Plasma-assisted electrolytic synthesis of In(OH)3 nanocubes for thermal transformation into In2O3 nanocubes with a controllable Sn content

In addition to conventional wet-chemical methods for producing Sn-doped indium oxide (ITO) nanostructures, structural transformation from an ionic compound of indium hydroxide (In(OH)3) into indium oxide (In2O3) is a facile route for tailoring the dimensions, morphologies and compositions of In2O3 nanostructures. As a novel wet-chemical approach for the synthesis of In(OH)3 nanostructures, here we report a plasma-assisted electrolytic process where the In3+ and Sn4+ generated by plasma discharges on the surface of an In/Sn alloy anode hydroxylate, nucleate and grow to form single crystal In(OH)3 nanocubes.
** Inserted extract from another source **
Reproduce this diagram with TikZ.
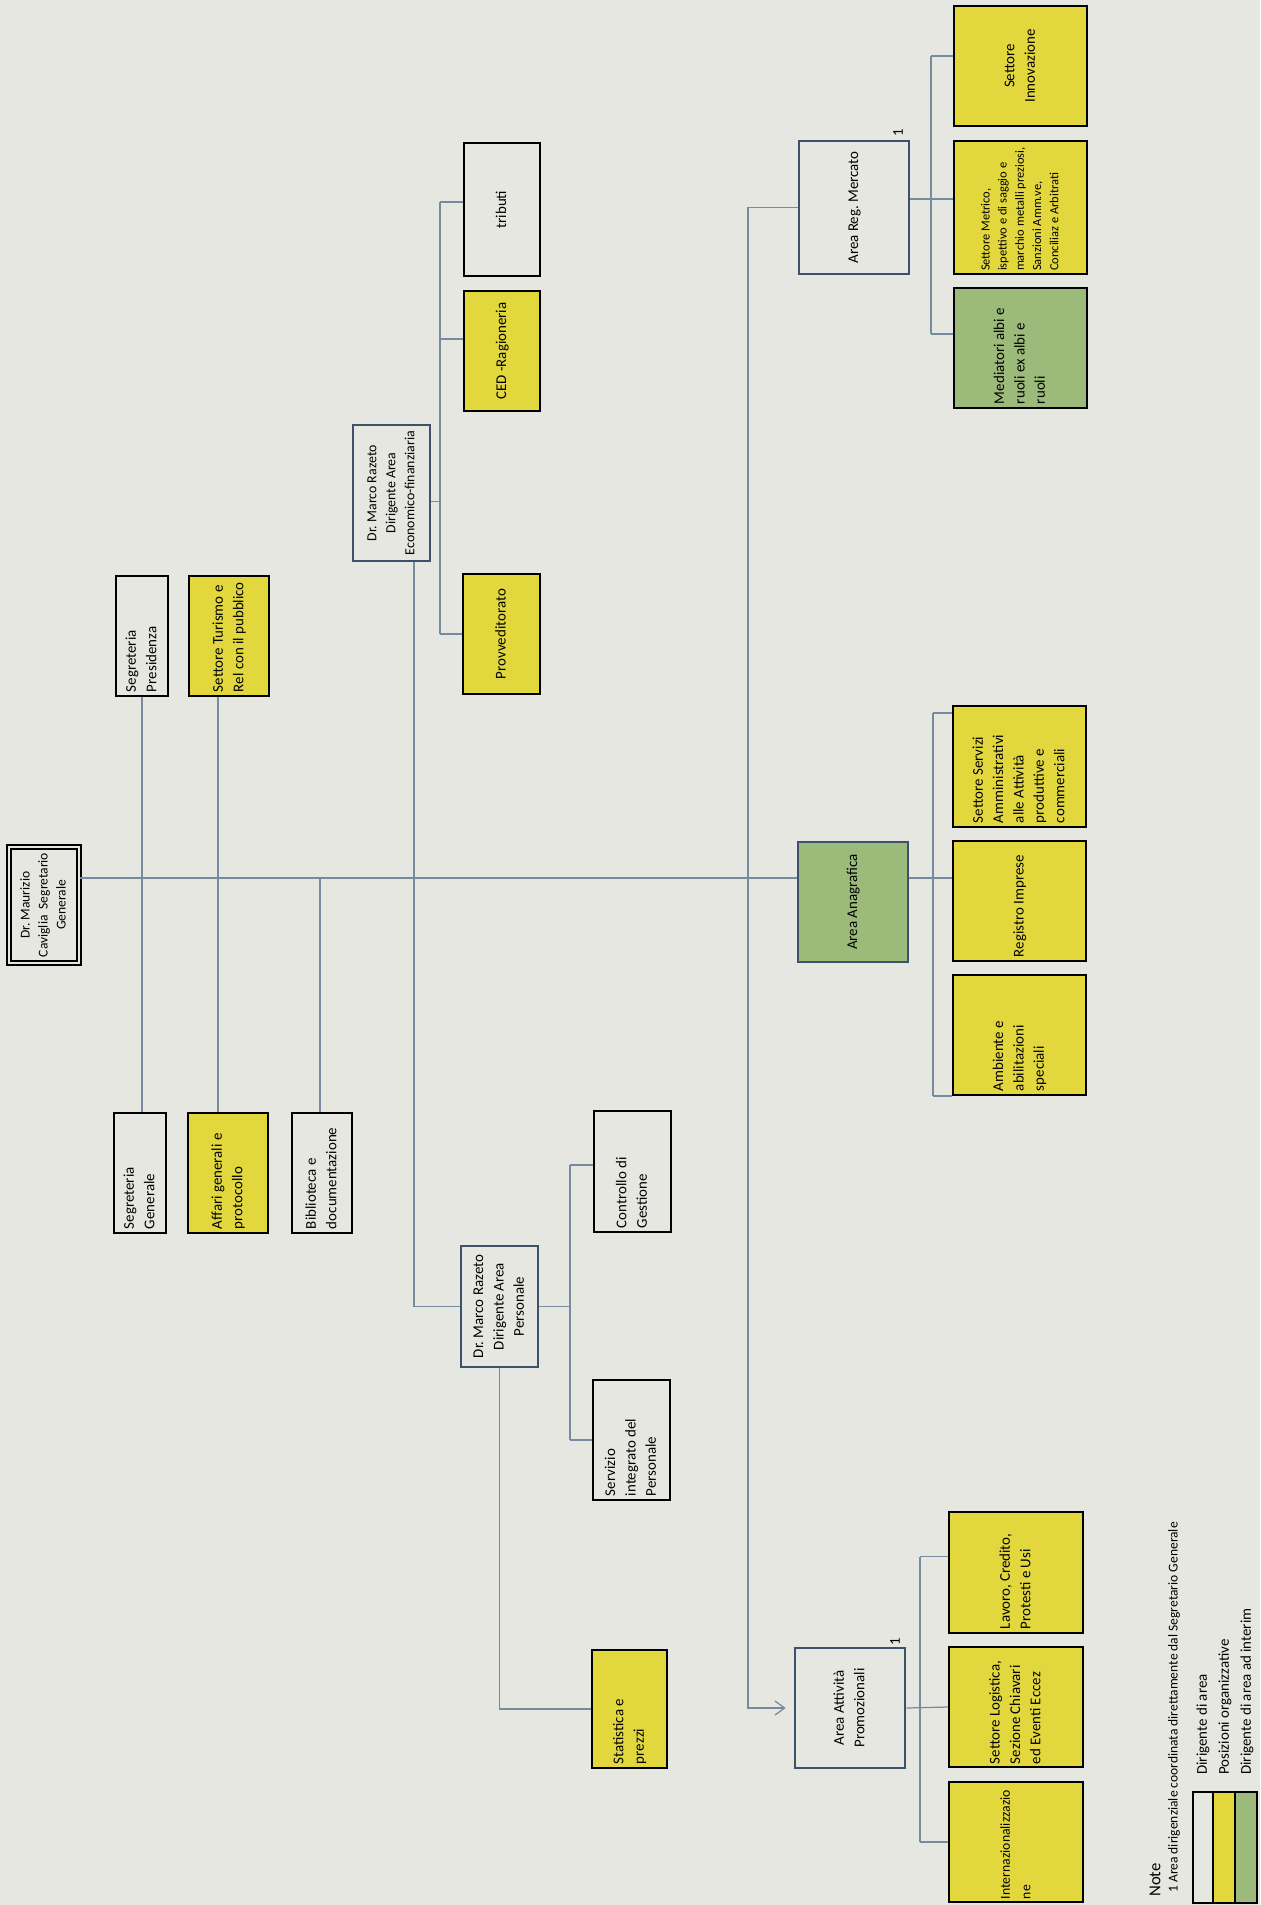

It was found that the In(OH)3 nanocubes reconstructively decomposed into small crystallites of bixbyite-type c-In2O3 with a diameter of ∼5–10 nm during the thermal transformation while the parent cube-shaped morphology of the In(OH)3 nanocubes remained unchanged. Compositional analysis revealed that the content of Sn in the final ITO nanocube product could be effectively controlled by the starting In/Sn ratio of the alloy anode. As a result, the doping-level of Sn significantly influenced the electrical conductivity of the ITO nanocubes with the optimal conductivity of 10.47 S cm−1 with a 15 wt% Sn content. The liquid-phase plasma technique is cost-effective and a continual process, and a high yield of 3.6 g hour−1 could be achieved in our simple lab-scale synthetic setup, suggesting great potential for industrial mass-production of high-quality ITO nanoparticles.